Что он Мережковских «ненавидел» — случалось и раньше. Но целиком его душой ненависть не владела никогда. Вспыхнет и погаснет. И только после смерти его матери, весной <19>12 г., Мережковские стали для него «непереносимы». В том же письме из Ментоны к сестре Гиппиус пишет: «Только со смертью в душе можно ненавидеть живых так, как, приникая к могиле, отталкивается от нас Дима».

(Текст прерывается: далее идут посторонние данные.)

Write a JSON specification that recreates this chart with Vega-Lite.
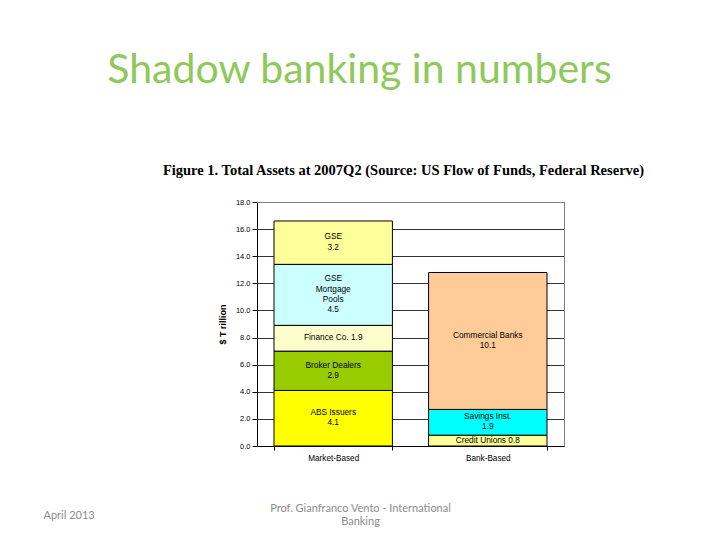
{
  "$schema": "https://vega.github.io/schema/vega-lite/v6.json",
  "width": 307,
  "height": 244,
  "autosize": {"type": "none"},
  "padding": {"left": 257, "top": 202, "right": 156, "bottom": 94},
  "background": "white",
  "title": {
    "text": "Shadow banking in numbers",
    "font": "Lato",
    "fontSize": 41,
    "fontWeight": "normal",
    "color": "#8FC95A",
    "anchor": "middle",
    "frame": "group",
    "dx": -51,
    "offset": 70
  },
  "data": {
    "values": [
      {"sector": "Market-Based", "segment": "ABS Issuers", "value": 4.1, "order": 1, "label": ["ABS Issuers", "4.1"]},
      {"sector": "Market-Based", "segment": "Broker Dealers", "value": 2.9, "order": 2, "label": ["Broker Dealers", "2.9"]},
      {"sector": "Market-Based", "segment": "Finance Co.", "value": 1.9, "order": 3, "label": ["Finance Co. 1.9"]},
      {"sector": "Market-Based", "segment": "GSE Mortgage Pools", "value": 4.5, "order": 4, "label": ["GSE", "Mortgage", "Pools", "4.5"]},
      {"sector": "Market-Based", "segment": "GSE", "value": 3.2, "order": 5, "label": ["GSE", "3.2"]},
      {"sector": "Bank-Based", "segment": "Credit Unions", "value": 0.8, "order": 1, "label": ["Credit Unions 0.8"]},
      {"sector": "Bank-Based", "segment": "Savings Inst.", "value": 1.9, "order": 2, "label": ["Savings Inst.", "1.9"]},
      {"sector": "Bank-Based", "segment": "Commercial Banks", "value": 10.1, "order": 3, "label": ["Commercial Banks", "10.1"]}
    ]
  },
  "transform": [
    {"stack": "value", "groupby": ["sector"], "sort": [{"field": "order", "order": "ascending"}], "as": ["v0", "v1"]},
    {"calculate": "(datum.v0 + datum.v1) / 2", "as": "mid"},
    {"calculate": "length(datum.label)", "as": "nlines"}
  ],
  "layer": [
    {
      "mark": {"type": "bar", "stroke": "black", "strokeWidth": 1},
      "encoding": {
        "x": {
          "field": "sector", "type": "nominal", "sort": ["Market-Based", "Bank-Based"],
          "scale": {"paddingInner": 0.234, "paddingOuter": 0.11},
          "axis": {
            "orient": "bottom",
            "labelFont": "Liberation Sans", "labelFontSize": 8.2, "labelColor": "black", "labelAngle": 0, "labelPadding": 4,
            "tickBand": "extent", "tickColor": "black", "tickSize": 4,
            "domainColor": "black",
            "title": ["Prof. Gianfranco Vento - International", "Banking"],
            "titleFont": "Lato", "titleFontSize": 11, "titleFontWeight": "normal", "titleColor": "#8C8C8C",
            "titleX": 103, "titleY": 56, "titleAlign": "center", "titleBaseline": "top", "titleLineHeight": 13
          }
        },
        "y": {
          "field": "v0", "type": "quantitative", "scale": {"domain": [0, 18], "nice": false},
          "axis": {
            "orient": "left",
            "values": [0, 2, 4, 6, 8, 10, 12, 14, 16, 18], "format": ".1f",
            "labelFont": "Liberation Sans", "labelFontSize": 7.5, "labelColor": "black", "labelPadding": 2,
            "tickColor": "black", "tickSize": 5, "domainColor": "black",
            "grid": true, "gridColor": "black", "gridWidth": 0.8,
            "title": "$ T rillion", "titleFont": "Liberation Sans", "titleFontSize": 9, "titleFontWeight": "bold", "titleColor": "black", "titlePadding": 8
          }
        },
        "y2": {"field": "v1"},
        "color": {
          "field": "segment", "type": "nominal", "legend": null,
          "scale": {
            "domain": ["ABS Issuers", "Broker Dealers", "Finance Co.", "GSE Mortgage Pools", "GSE", "Credit Unions", "Savings Inst.", "Commercial Banks"],
            "range": ["#FFFF00", "#99CC00", "#FFFFCC", "#CCFFFF", "#FFFF99", "#FFFF99", "#00FFFF", "#FFCC99"]
          }
        }
      }
    },
    {
      "transform": [{"filter": "datum.nlines == 2"}],
      "mark": {"type": "text", "font": "Liberation Sans", "fontSize": 8.3, "lineHeight": 10.4, "baseline": "middle", "align": "center", "color": "black", "dy": -5.2},
      "encoding": {
        "x": {
          "field": "sector", "type": "nominal", "sort": ["Market-Based", "Bank-Based"],
          "axis": {
            "orient": "top", "labels": false, "ticks": false, "grid": false, "domainColor": "#808080", "zindex": 1,
            "title": "Figure 1.  Total Assets at 2007Q2 (Source: US Flow of Funds, Federal Reserve)",
            "titleFont": "Liberation Serif", "titleFontSize": 14.5, "titleFontWeight": "bold", "titleColor": "black",
            "titleX": 146, "titleY": -28, "titleAlign": "center", "titleBaseline": "alphabetic"
          }
        },
        "y": {
          "field": "mid", "type": "quantitative", "scale": {"domain": [0, 18], "nice": false},
          "axis": {
            "orient": "right", "labels": false, "ticks": false, "grid": false, "domainColor": "#808080", "zindex": 1,
            "title": "April 2013", "titleAngle": 0,
            "titleFont": "Lato", "titleFontSize": 11, "titleFontWeight": "normal", "titleColor": "#8C8C8C",
            "titleX": -521, "titleY": 307, "titleAlign": "left", "titleBaseline": "top"
          }
        },
        "text": {"field": "label"}
      }
    },
    {
      "transform": [{"filter": "datum.nlines == 1"}],
      "mark": {"type": "text", "font": "Liberation Sans", "fontSize": 8.3, "lineHeight": 10.4, "baseline": "middle", "align": "center", "color": "black"},
      "encoding": {
        "x": {"field": "sector", "type": "nominal", "sort": ["Market-Based", "Bank-Based"], "axis": null},
        "y": {"field": "mid", "type": "quantitative", "scale": {"domain": [0, 18], "nice": false}, "axis": null},
        "text": {"field": "label"}
      }
    },
    {
      "transform": [{"filter": "datum.nlines == 4"}],
      "mark": {"type": "text", "font": "Liberation Sans", "fontSize": 8.3, "lineHeight": 10.4, "baseline": "middle", "align": "center", "color": "black", "dy": -15.6},
      "encoding": {
        "x": {"field": "sector", "type": "nominal", "sort": ["Market-Based", "Bank-Based"], "axis": null},
        "y": {"field": "mid", "type": "quantitative", "scale": {"domain": [0, 18], "nice": false}, "axis": null},
        "text": {"field": "label"}
      }
    }
  ],
  "resolve": {"axis": {"x": "independent", "y": "independent"}},
  "config": {"view": {"stroke": null}}
}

Положение осложнялось еще тем, что после их возвращения из Франции в Россию, в мае 1908 г., Философов переехал к Мережковским и жил с ними в одной квартире, сначала в знаменитом доме Мурузи на Литейном, потом против Таврического сада, на Сергиевской, 83. Конечно, он их «по-своему» любил, как пишет Гиппиус, иначе совместная жизнь была бы немыслима. Но у него были свои дела, свои интересы, и споров он старался избегать, считая их бесполезными. Но случалось, и довольно часто, что в Мережковских его раздражало буквально все, и тогда спор принимал безобразную форму и сводился к личным нападкам. В своих воспоминаниях, написанных вскоре после его смерти и незадолго до своей, Гиппиус дает его характеристику, стараясь быть по возможности объективной: «Очень высокий, стройный, замечательно красивый — он, казалось, весь, до кончиков своих изящных пальцев, и рожден, чтобы быть и пребыть «эстетом». Его барские манеры не совсем походили на дягилевские: даже в них чувствовался его капризный, упрямый, малоактивный характер, а подчас какая-то презрительность. Но он был очень глубок, к несчастью, вечно в себе не уверенный и склонный приуменьшать свои силы в любой области. Очень культурный, широко образованный, он и на писание свое смотрел, не доверяя себе, хотя умел писать свои статьи смело и резко… Он был не наносно, а природно религиозен, хотя очень целомудрен в этом отношении… Но самый фон души у Дм<итрия> В<ладимирови>ча Ф<илософова> был мрачный, пессимистический (в общем) и в конце жизни в нем появилось даже какое-то ожесточение.
Он подошел к Д.С. ближе, чем ко мне, и любил его, конечно, более, нежели меня. Ко мне он относился всегда с недоверием — к моим «выдумкам», которые, однако, нередко и Д.С. принимал как свое.